### [Problem to solve]
Pictures in the data should be dropped; transcribe exactly the lines from the one that has "Write a Python" through the one that has "ax = fig.add_axes([0.1486, 0.1587, 0.805, 0.8016])".

### [Working data]

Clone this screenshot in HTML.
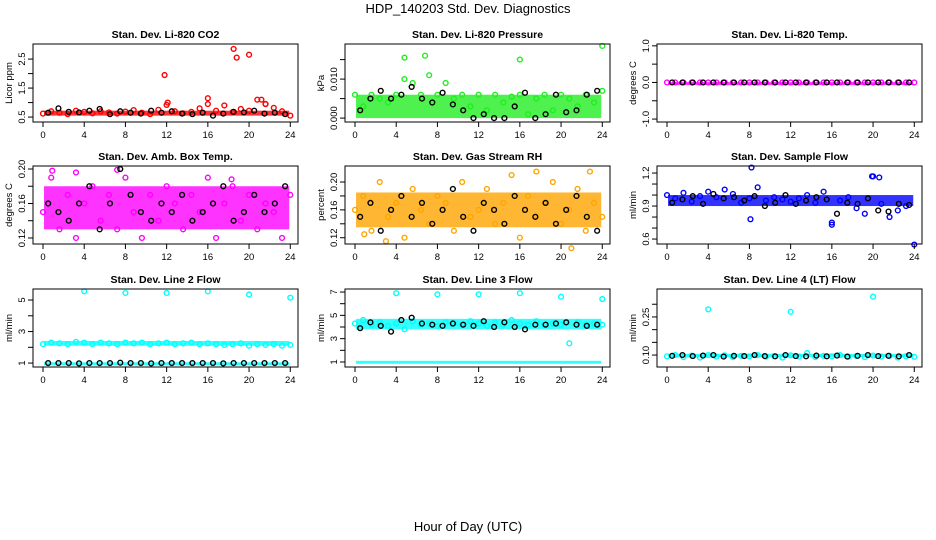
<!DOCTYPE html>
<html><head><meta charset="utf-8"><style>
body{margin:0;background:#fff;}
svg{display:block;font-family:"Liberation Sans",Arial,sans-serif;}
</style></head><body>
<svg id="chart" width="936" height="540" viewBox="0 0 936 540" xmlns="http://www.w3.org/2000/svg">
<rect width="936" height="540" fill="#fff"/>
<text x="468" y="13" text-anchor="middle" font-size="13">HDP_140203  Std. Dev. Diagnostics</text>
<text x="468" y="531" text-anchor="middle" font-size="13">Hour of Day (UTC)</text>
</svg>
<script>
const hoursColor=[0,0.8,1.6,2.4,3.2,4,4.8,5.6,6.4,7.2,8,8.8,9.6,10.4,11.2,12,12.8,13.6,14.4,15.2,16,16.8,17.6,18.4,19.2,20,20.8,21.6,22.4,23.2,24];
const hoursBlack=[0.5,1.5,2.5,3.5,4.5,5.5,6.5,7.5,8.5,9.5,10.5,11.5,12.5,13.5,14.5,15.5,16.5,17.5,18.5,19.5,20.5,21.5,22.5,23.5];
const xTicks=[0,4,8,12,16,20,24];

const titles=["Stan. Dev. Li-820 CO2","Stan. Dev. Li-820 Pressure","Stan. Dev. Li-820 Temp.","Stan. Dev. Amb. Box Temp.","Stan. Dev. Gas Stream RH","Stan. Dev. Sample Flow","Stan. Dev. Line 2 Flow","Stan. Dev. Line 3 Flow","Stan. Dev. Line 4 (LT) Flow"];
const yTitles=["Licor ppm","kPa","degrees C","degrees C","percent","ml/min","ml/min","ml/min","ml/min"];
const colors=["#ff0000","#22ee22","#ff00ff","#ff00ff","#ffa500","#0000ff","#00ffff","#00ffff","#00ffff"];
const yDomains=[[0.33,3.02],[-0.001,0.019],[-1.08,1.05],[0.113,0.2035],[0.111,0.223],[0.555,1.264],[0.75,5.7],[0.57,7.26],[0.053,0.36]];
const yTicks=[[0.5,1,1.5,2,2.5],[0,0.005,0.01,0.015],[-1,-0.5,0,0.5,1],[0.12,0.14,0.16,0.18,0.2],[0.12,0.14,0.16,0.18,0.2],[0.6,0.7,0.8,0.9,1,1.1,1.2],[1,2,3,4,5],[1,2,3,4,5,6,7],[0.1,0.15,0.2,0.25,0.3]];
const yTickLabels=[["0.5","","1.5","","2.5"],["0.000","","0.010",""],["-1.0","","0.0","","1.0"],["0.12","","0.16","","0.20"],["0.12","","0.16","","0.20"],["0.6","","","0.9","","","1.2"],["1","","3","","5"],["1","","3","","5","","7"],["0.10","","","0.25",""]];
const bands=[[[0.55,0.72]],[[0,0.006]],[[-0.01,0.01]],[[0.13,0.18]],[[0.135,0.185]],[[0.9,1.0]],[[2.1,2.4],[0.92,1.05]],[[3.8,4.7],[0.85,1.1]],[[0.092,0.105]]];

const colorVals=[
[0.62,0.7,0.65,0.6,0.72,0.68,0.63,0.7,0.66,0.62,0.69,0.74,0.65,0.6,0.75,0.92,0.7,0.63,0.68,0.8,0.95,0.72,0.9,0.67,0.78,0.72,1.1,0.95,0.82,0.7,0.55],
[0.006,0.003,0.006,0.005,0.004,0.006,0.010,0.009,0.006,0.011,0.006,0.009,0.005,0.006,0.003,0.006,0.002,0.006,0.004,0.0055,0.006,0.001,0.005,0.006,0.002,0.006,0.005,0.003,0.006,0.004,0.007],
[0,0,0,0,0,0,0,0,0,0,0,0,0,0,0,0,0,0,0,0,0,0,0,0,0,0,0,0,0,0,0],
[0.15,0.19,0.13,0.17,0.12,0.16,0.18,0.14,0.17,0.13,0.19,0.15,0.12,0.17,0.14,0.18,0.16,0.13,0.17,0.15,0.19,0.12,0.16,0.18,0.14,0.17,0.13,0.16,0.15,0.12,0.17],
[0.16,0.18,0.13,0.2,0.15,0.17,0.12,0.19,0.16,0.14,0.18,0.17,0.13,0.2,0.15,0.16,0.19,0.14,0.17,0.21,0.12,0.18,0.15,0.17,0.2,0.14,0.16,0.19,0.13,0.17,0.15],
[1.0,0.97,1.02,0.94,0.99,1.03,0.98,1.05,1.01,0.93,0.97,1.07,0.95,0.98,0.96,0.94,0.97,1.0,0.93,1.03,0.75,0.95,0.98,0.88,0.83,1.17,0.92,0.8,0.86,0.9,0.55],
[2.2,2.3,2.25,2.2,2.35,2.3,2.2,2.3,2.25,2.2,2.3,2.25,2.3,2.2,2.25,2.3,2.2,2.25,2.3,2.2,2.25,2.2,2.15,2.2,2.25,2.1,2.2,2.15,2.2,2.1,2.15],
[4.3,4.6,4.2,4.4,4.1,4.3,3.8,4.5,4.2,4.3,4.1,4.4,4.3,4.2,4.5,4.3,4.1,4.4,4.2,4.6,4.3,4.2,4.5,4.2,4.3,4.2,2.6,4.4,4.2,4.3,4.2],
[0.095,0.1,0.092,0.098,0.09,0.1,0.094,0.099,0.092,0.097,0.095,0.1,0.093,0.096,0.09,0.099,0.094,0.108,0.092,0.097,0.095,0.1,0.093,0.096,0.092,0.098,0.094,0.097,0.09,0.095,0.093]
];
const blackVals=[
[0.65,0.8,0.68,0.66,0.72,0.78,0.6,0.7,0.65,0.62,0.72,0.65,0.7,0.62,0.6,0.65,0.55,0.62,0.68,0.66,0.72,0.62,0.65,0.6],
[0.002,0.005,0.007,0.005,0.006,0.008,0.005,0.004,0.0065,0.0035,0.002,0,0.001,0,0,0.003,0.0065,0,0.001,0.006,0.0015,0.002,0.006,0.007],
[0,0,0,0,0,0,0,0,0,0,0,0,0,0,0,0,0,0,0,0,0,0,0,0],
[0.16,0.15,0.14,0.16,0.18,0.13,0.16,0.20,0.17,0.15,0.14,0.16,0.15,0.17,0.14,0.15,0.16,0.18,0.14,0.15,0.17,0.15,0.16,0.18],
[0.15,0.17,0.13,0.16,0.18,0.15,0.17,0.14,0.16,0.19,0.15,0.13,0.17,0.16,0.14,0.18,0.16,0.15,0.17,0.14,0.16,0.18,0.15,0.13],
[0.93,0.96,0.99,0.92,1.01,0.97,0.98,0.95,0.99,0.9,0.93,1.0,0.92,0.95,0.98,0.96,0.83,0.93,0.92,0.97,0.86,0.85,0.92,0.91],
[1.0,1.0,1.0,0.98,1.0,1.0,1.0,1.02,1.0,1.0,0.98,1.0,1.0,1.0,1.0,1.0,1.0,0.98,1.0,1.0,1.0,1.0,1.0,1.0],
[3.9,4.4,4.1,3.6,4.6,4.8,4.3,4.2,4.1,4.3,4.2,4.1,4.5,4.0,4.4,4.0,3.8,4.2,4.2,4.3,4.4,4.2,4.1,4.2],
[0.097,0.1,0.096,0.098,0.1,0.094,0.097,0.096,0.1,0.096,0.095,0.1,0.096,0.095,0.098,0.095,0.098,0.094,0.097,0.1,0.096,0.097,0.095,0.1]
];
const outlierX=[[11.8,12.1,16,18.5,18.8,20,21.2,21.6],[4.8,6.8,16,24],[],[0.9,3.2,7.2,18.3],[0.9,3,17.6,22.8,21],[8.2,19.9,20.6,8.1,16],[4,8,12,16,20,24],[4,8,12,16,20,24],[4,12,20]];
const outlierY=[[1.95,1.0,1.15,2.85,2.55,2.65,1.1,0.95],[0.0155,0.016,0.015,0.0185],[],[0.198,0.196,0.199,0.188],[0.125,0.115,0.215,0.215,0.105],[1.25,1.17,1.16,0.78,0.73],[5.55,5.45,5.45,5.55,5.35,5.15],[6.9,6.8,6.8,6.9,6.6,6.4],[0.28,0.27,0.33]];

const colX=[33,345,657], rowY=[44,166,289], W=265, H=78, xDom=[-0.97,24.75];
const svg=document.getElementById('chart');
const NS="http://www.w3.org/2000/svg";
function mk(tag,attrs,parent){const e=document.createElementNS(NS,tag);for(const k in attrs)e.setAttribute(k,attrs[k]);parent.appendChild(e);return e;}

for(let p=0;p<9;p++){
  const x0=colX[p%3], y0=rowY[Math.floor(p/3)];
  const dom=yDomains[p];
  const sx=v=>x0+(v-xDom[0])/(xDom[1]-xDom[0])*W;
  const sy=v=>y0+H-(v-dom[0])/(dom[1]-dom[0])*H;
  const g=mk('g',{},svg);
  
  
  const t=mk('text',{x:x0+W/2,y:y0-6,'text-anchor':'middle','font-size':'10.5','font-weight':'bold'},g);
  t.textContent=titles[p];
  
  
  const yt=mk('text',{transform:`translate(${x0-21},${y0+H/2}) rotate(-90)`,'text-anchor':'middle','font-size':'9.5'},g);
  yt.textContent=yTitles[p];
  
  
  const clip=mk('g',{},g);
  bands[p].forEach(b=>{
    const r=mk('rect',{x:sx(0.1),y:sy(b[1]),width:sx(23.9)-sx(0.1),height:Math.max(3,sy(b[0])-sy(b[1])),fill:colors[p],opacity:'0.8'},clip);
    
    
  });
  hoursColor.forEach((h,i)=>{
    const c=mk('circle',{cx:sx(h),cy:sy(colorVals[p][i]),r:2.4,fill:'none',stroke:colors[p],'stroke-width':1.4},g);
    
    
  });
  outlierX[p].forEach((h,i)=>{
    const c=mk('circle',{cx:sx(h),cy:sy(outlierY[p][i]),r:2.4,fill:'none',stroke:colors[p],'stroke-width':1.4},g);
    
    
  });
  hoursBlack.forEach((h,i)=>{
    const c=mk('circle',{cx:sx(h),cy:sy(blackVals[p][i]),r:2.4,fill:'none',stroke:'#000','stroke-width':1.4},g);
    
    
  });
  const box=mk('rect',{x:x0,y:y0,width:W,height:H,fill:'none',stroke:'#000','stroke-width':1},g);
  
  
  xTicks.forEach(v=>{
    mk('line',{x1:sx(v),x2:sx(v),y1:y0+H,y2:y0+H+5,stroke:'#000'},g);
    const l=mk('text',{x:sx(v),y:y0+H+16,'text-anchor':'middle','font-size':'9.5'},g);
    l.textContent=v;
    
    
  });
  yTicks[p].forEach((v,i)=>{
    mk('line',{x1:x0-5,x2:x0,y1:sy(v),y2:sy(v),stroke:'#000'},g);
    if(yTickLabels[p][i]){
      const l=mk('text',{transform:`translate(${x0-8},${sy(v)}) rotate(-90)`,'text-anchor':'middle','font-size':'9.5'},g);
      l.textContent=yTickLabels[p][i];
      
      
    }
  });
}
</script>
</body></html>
==
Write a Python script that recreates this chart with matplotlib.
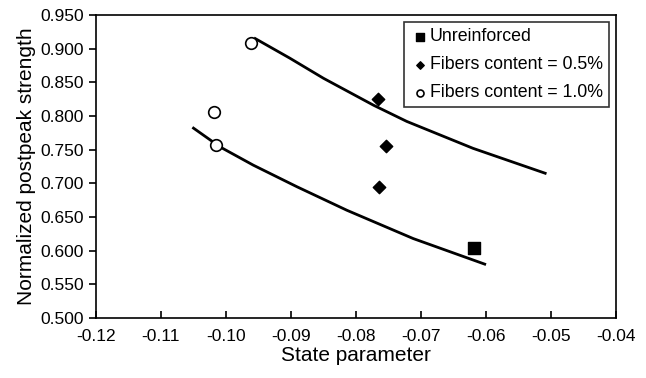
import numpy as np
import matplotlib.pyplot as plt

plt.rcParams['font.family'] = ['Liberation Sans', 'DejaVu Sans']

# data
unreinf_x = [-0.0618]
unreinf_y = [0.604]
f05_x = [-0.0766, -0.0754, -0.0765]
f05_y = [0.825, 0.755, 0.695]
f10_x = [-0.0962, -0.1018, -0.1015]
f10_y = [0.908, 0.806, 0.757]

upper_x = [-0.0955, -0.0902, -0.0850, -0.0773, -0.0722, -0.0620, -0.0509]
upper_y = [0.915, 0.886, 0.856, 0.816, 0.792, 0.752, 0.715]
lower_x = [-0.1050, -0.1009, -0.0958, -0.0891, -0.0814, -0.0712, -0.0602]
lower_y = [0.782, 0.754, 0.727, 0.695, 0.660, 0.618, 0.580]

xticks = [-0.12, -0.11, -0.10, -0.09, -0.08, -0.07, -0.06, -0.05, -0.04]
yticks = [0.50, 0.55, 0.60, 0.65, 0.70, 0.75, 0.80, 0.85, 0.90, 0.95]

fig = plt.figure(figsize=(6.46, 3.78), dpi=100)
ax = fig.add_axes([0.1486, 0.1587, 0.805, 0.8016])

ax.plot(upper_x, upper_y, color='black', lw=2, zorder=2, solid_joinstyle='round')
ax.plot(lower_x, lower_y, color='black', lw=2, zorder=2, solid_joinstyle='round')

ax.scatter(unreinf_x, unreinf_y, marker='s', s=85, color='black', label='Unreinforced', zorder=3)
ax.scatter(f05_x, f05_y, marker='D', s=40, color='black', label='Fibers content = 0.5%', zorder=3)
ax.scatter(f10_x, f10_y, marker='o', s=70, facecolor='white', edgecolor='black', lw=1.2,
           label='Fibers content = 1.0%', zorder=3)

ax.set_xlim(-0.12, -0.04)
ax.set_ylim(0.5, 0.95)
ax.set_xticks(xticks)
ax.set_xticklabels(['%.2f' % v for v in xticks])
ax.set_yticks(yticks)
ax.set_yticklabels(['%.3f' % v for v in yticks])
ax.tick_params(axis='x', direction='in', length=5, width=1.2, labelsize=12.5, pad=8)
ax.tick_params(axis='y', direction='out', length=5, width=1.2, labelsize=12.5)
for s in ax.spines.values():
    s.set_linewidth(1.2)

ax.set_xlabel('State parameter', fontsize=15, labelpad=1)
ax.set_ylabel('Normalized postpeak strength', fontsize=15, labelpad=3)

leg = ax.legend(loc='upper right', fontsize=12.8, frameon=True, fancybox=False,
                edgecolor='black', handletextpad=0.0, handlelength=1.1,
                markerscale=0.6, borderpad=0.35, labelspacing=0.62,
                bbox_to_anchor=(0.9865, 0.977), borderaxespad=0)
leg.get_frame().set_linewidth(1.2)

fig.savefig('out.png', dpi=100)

### [Correct answer]
Write a Python script that recreates this chart with matplotlib.
import numpy as np
import matplotlib.pyplot as plt

plt.rcParams['font.family'] = ['Liberation Sans', 'DejaVu Sans']

# data
unreinf_x = [-0.0618]
unreinf_y = [0.604]
f05_x = [-0.0766, -0.0754, -0.0765]
f05_y = [0.825, 0.755, 0.695]
f10_x = [-0.0962, -0.1018, -0.1015]
f10_y = [0.908, 0.806, 0.757]

upper_x = [-0.0955, -0.0902, -0.0850, -0.0773, -0.0722, -0.0620, -0.0509]
upper_y = [0.915, 0.886, 0.856, 0.816, 0.792, 0.752, 0.715]
lower_x = [-0.1050, -0.1009, -0.0958, -0.0891, -0.0814, -0.0712, -0.0602]
lower_y = [0.782, 0.754, 0.727, 0.695, 0.660, 0.618, 0.580]

xticks = [-0.12, -0.11, -0.10, -0.09, -0.08, -0.07, -0.06, -0.05, -0.04]
yticks = [0.50, 0.55, 0.60, 0.65, 0.70, 0.75, 0.80, 0.85, 0.90, 0.95]

fig = plt.figure(figsize=(6.46, 3.78), dpi=100)
ax = fig.add_axes([0.1486, 0.1587, 0.805, 0.8016])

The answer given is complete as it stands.